Sedimentary facies diagram of lower Napo Formation in Oriente Basin (Brookfield et al. 2009)

The northwest and west regions are favorable areas, thereby placing them on the sedimentary facies diagram of the Napo Formation. Figure 5 shows that the northwest and west regions are in the deep-sea slope and continental shelf areas, respectively; thus, the shale thickness in these two areas is considerable. To the east, the sedimentary facies transition to a shallow water shelf and shale thickness gradually decreases.

5 Evaluation of the amount of shale gas resources

According to logging data, the lower Napo Formation in the Oriente Basin is the most favorable potential shale gas reservoir. No related development of shale gas currently occurs in Ecuador, and no production data are available to verify the identification results due to limitations in budget and technology. However, preliminary identification results continue to have significance for guiding development. To provide improved bases for the development of shale gas in the Oriente Basin, the amount of shale gas resources in the lower Napo Formation should be assessed. Then, the economic benefits of development should be evaluated. Ultimately, the development of shale gas can be determined on the basis of the amount of available resources.

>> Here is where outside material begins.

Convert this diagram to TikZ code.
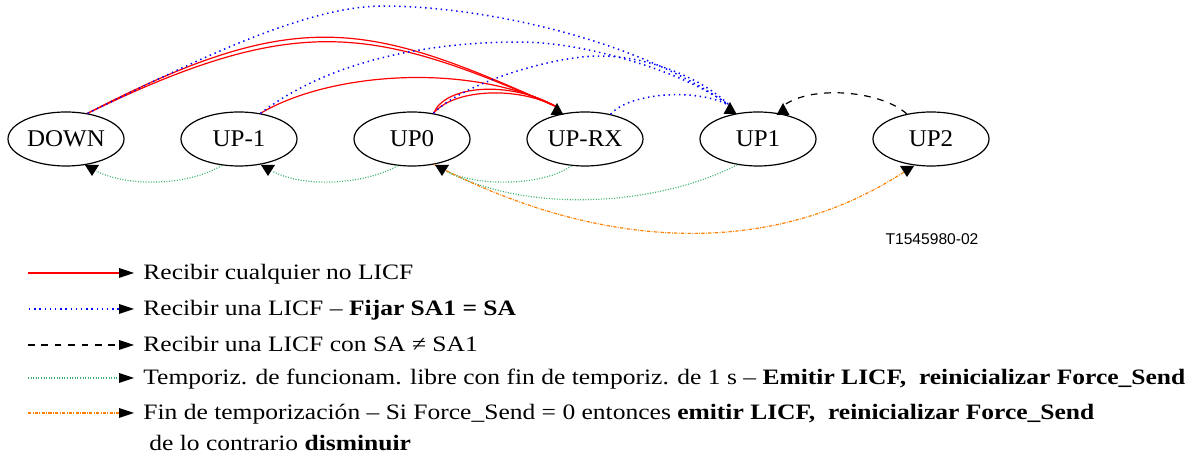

5.1 Evaluation method for amount of resources

Various exploration stages, precision requirements, and available data determine the appropriate evaluation methods. Different techniques require varying parameters, and the methods for obtaining these parameters vary; the final estimation results also differ (Chen et al. 2012, 2015). To select a method, researchers should refer to the exploration stage, geological features, and data conditions of the evaluation area. For the Oriente Basin, shale gas remains in the early stages of exploration, and information is extremely limited. Thus, the analogy method is suitable for evaluating the amount of resources. This method is appropriate for the early exploration stage and requires a small amount of data; it includes area and volume abundance analogies and the Delphi method. From the perspectives of regional geology and reservoir geochemistry, areas with high and low exploration degrees are compared. Inferring unknown regions on the basis of known regions is simple, fast, and highly applicable. The evaluation results have certain guiding significance for an initial exploration (Chen et al. 2012). In this study, on the basis of the known shale reservoir thickness, the volume abundance analogy method is adopted, which is referred to in the literature (Dong et al. 2009). The formula is as follows:

$$Q = \alpha \times S \times h \times \rho \times {g_{\text{c}}} ,$$

where Q represents the amount of shale gas resource in the forecast area, m3; S denotes the distribution area of the gas-bearing shale segment in the forecast area, m2; h is the shale reservoir thickness in the forecast area, m; ρ represents the density of the shale rock, tonne/m3; gc denotes the shale reservoir gas content of the mature area, m3/tonne; and α is the similarity coefficient between the forecast and mature areas.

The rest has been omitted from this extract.